──────── Data lines ────────

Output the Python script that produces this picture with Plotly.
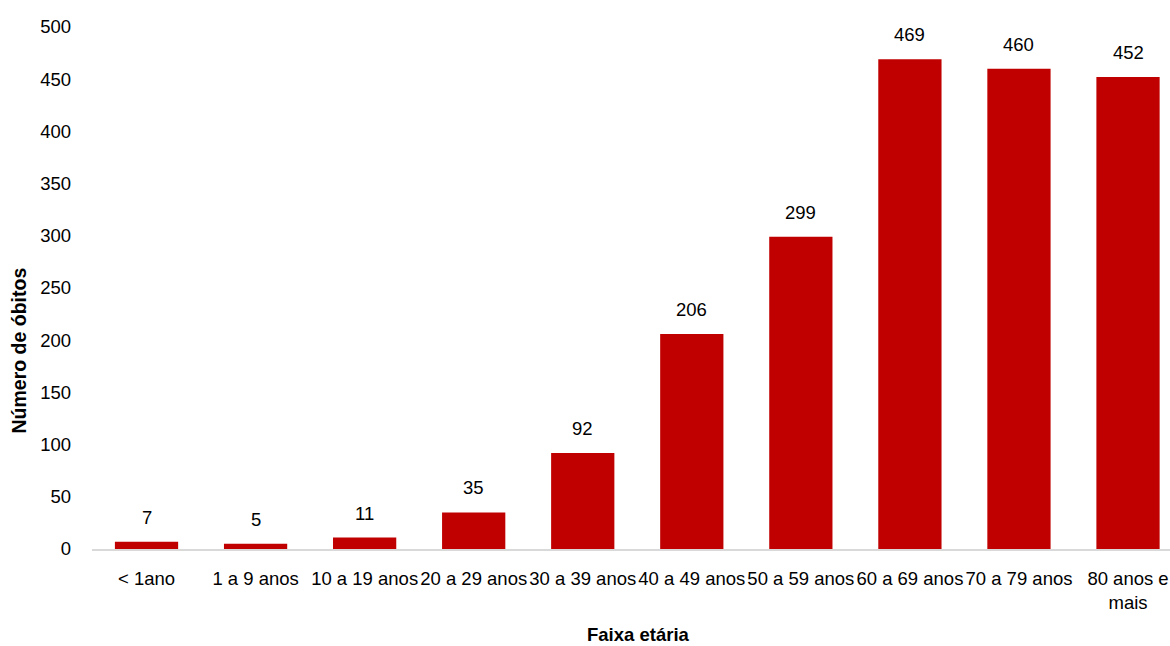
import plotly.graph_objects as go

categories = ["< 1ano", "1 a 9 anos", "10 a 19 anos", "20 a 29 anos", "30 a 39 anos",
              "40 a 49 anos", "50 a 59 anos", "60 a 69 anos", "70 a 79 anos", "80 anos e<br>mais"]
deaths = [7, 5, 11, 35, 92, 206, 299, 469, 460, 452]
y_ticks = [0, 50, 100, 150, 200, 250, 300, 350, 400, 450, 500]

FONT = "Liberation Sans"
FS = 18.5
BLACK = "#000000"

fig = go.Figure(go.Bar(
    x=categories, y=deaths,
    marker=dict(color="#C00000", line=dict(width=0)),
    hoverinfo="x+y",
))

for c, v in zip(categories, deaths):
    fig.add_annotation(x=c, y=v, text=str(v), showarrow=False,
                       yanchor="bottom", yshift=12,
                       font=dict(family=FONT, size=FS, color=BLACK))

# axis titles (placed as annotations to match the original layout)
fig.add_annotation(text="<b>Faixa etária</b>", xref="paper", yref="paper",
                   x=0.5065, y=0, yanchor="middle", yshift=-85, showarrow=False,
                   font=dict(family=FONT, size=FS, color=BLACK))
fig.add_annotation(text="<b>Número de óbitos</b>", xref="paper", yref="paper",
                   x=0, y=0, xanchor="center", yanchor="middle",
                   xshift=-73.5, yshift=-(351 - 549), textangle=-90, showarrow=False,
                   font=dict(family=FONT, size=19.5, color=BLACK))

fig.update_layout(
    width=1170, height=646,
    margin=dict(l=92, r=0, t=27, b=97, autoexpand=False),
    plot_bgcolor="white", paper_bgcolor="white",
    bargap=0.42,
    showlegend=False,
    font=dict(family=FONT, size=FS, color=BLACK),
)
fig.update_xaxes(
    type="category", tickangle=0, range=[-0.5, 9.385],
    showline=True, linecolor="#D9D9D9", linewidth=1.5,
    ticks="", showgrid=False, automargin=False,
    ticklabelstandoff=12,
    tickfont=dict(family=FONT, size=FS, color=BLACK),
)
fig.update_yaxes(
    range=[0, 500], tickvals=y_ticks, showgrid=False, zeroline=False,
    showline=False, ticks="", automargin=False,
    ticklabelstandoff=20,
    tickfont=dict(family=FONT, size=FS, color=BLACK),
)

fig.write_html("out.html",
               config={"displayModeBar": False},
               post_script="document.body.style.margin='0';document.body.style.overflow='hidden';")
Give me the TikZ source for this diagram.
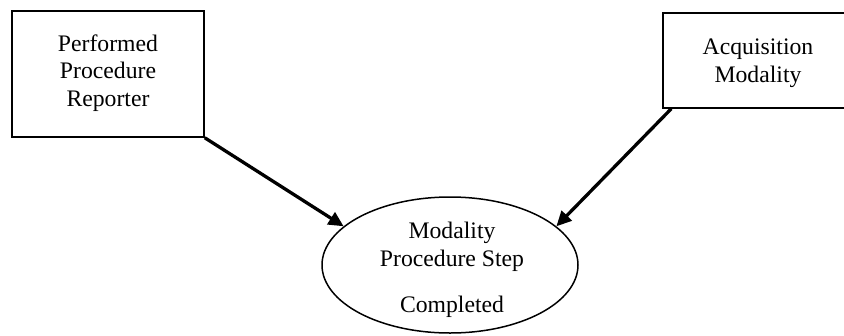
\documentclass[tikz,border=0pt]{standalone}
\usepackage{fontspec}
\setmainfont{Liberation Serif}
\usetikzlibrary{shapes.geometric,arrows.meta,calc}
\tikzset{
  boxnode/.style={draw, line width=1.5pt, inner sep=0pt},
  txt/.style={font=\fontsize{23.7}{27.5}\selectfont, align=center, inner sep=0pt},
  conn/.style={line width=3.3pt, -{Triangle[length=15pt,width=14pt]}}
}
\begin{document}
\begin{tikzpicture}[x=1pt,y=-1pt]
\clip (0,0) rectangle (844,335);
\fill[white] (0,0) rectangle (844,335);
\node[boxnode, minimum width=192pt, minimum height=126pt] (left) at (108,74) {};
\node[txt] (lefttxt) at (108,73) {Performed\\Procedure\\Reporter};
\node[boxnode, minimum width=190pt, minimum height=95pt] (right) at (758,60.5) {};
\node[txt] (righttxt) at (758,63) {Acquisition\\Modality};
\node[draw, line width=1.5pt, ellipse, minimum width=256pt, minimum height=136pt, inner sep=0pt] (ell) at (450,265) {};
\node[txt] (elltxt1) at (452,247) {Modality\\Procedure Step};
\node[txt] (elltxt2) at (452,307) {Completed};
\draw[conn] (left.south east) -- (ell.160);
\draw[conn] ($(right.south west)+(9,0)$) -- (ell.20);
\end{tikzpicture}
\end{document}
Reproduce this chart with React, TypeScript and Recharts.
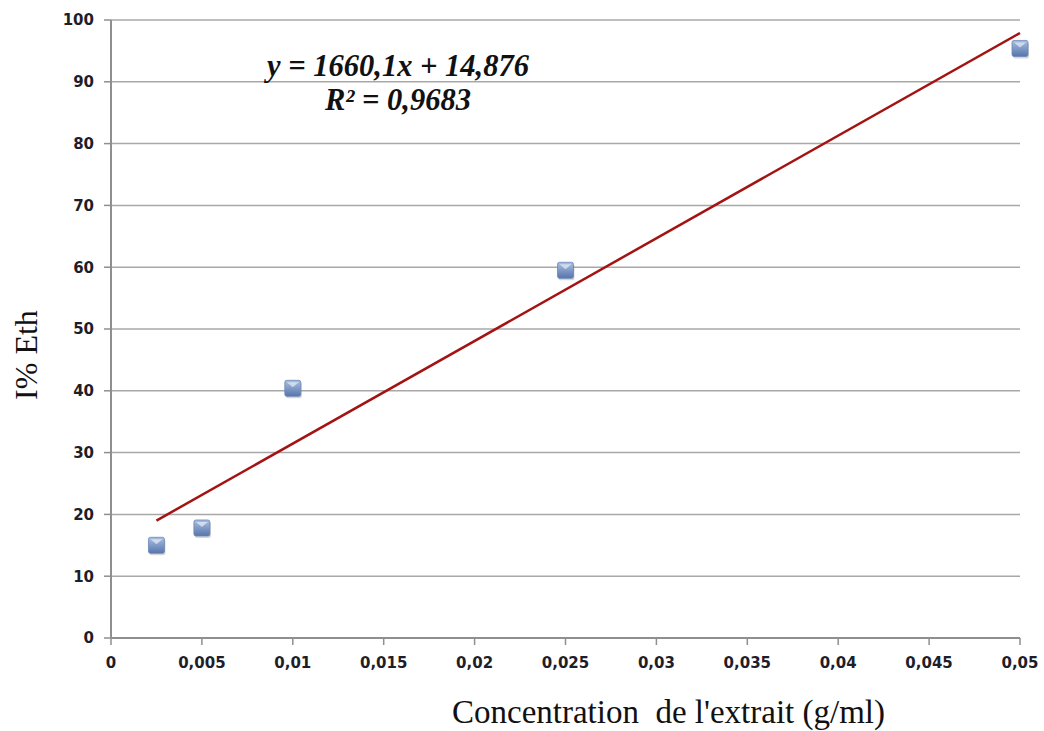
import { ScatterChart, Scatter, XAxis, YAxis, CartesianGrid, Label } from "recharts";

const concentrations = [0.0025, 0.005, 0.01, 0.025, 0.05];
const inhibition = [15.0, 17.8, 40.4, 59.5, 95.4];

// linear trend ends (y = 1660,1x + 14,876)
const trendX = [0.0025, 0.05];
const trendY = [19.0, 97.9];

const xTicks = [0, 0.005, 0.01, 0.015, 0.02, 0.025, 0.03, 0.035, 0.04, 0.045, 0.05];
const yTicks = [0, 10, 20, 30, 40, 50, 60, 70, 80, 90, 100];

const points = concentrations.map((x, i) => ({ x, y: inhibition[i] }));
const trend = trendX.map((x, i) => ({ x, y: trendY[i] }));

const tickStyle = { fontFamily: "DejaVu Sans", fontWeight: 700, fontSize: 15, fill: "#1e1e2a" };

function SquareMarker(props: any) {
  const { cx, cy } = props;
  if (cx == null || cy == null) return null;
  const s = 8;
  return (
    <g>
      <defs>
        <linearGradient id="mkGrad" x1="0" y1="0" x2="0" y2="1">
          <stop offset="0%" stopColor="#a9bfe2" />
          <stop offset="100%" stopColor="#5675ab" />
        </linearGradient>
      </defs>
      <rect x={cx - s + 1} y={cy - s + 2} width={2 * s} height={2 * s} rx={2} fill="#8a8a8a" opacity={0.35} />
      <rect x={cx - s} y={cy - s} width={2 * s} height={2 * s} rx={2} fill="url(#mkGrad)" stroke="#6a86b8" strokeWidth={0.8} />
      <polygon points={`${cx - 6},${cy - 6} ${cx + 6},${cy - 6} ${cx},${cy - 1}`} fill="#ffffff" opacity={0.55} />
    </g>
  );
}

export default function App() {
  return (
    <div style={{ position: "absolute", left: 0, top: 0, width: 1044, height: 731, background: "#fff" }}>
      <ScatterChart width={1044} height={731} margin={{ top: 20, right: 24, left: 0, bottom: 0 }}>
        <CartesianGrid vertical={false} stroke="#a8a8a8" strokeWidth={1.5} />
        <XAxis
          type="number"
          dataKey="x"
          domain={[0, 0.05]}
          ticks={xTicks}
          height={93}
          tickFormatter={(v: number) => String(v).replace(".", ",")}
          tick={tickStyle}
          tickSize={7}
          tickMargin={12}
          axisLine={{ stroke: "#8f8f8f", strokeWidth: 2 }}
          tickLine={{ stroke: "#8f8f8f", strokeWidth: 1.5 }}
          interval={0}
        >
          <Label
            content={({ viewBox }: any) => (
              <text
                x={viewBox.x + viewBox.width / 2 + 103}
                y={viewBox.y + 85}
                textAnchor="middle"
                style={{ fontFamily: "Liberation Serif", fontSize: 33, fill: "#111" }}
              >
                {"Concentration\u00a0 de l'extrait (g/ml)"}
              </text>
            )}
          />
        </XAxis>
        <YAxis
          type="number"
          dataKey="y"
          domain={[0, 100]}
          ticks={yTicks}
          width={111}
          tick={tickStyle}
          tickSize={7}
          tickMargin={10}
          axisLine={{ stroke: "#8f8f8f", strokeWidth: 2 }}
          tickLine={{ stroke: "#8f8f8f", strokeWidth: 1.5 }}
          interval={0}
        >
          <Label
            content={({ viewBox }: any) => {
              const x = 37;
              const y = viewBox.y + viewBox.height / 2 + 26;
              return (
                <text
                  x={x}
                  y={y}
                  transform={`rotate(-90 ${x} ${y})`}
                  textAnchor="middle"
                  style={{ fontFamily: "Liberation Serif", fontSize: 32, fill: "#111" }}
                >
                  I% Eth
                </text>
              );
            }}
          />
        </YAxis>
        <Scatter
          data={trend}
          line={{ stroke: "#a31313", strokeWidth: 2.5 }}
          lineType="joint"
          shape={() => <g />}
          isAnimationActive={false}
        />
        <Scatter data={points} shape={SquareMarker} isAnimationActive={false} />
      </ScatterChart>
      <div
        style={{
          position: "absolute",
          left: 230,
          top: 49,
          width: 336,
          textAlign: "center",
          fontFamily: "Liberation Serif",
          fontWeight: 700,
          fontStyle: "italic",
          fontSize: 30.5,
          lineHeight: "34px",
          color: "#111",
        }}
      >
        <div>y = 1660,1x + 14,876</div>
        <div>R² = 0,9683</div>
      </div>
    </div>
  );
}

────────

Copy each line of the records that contains the word "with".

§ Output for this exercise
Output the Python script that produces this picture with Plotly.
Reproduce this chart with React, TypeScript and Recharts.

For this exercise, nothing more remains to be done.